How can you do the tensor product between the basis covectors $ \epsilon^i $ & $ \epsilon^j $ to result in $ \epsilon^i \otimes \epsilon^j $ when $ \epsilon^i $ & $ \epsilon^j $ have only contravariant indices?
I did check this- How is it that two covariant vectors can be multiplied without one being transposed?
But there it was assumed $ \epsilon^i \otimes \epsilon^j $ to be true by default.

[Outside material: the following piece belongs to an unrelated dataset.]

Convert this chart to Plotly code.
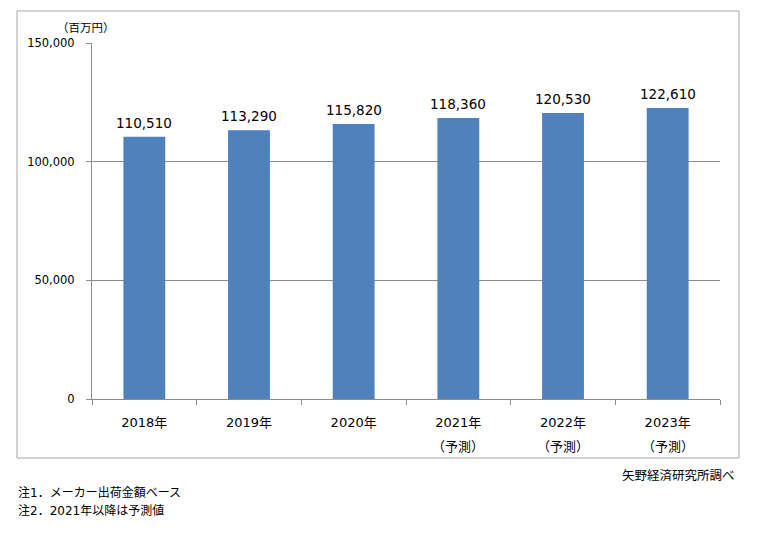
import plotly.graph_objects as go

# data
years = ["2018年", "2019年", "2020年", "2021年", "2022年", "2023年"]
values = [110510, 113290, 115820, 118360, 120530, 122610]
forecast = [False, False, False, True, True, True]
unit_label = "（百万円）"
source_note = "矢野経済研究所調べ"
notes = ["注1．メーカー出荷金額ベース", "注2．2021年以降は予測値"]

# page has an 8px body margin, so the figure starts at (8, 8)
OFF = 8
W, H = 752, 550
L, T = 92 - OFF, 43 - OFF
R, B = W - (720 - OFF), H - (399 - OFF)
pw, ph = W - L - R, H - T - B


def px(x):
    return (x - OFF - L) / pw


def py(y):
    return (H - B - (y - OFF)) / ph


font = "DejaVu Sans, Noto Sans CJK JP, sans-serif"
grid = "#8c8c8c"

fig = go.Figure()
fig.add_trace(go.Bar(
    x=years, y=values,
    marker_color="#4f81bd", marker_line_width=0,
    width=0.4,
))

for yr, v in zip(years, values):
    fig.add_annotation(x=yr, y=v, text=f"{v:,}", showarrow=False,
                       yanchor="bottom", yshift=4,
                       font=dict(size=13.5, color="#000"))

fig.update_layout(
    width=W, height=H,
    margin=dict(l=L, r=R, t=T, b=B),
    paper_bgcolor="white", plot_bgcolor="white",
    font=dict(family=font, color="#000"),
    showlegend=False,
    bargap=0.6,
)
fig.update_xaxes(
    showline=True, linecolor=grid, linewidth=1,
    ticks="outside", tickson="boundaries", ticklen=5, tickcolor=grid,
    tickfont=dict(size=13), showgrid=False, ticklabelstandoff=11,
)
fig.update_yaxes(
    range=[0, 150000], dtick=50000, tickformat=",",
    showline=True, linecolor=grid, linewidth=1,
    ticks="outside", ticklen=5, tickcolor=grid,
    showgrid=True, gridcolor=grid, gridwidth=1,
    tickfont=dict(size=11.5), zeroline=False, ticklabelstandoff=9,
)

# outer frame
fig.add_shape(type="rect", xref="paper", yref="paper",
              x0=px(17), x1=px(739), y0=py(458), y1=py(11),
              line=dict(color="#a6a6a6", width=1))

# forecast markers under the category labels
for yr, f in zip(years, forecast):
    if f:
        fig.add_annotation(x=yr, xref="x", y=py(446), yref="paper",
                           text="（予測）", showarrow=False,
                           font=dict(size=13), yanchor="middle")

fig.add_annotation(x=px(55), y=py(28), xref="paper", yref="paper",
                   text=unit_label, showarrow=False, xanchor="left",
                   yanchor="middle", font=dict(size=11.5))
fig.add_annotation(x=px(737), y=py(475), xref="paper", yref="paper",
                   text=source_note, showarrow=False, xanchor="right",
                   yanchor="middle", font=dict(size=12.5))
for i, n in enumerate(notes):
    fig.add_annotation(x=px(16), y=py(493 + 18 * i), xref="paper", yref="paper",
                       text=n, showarrow=False, xanchor="left",
                       yanchor="middle", font=dict(size=12))

fig.write_html("out.html")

If $\varepsilon^i$ are linear functionals (a.k.a covectors), that is, $\varepsilon^i:V\to\mathbb R$ are linear transformations, then the $\varepsilon^i\otimes\varepsilon^j$ are bilinear transformation $$\varepsilon^i\otimes\varepsilon^j:V\times V\to\mathbb R$$ defined by $$\varepsilon^i\otimes\varepsilon^j(v,w)=\varepsilon^i(v)\varepsilon^j(w).$$ Linearity of $\varepsilon^i$ implies the bi-linearity of the $\varepsilon^i\otimes\varepsilon^j$. In general $\varepsilon^i\otimes\varepsilon^j$ is different from $\varepsilon^j\otimes\varepsilon^i$ and the $\varepsilon^j\otimes\varepsilon^j$ make sense.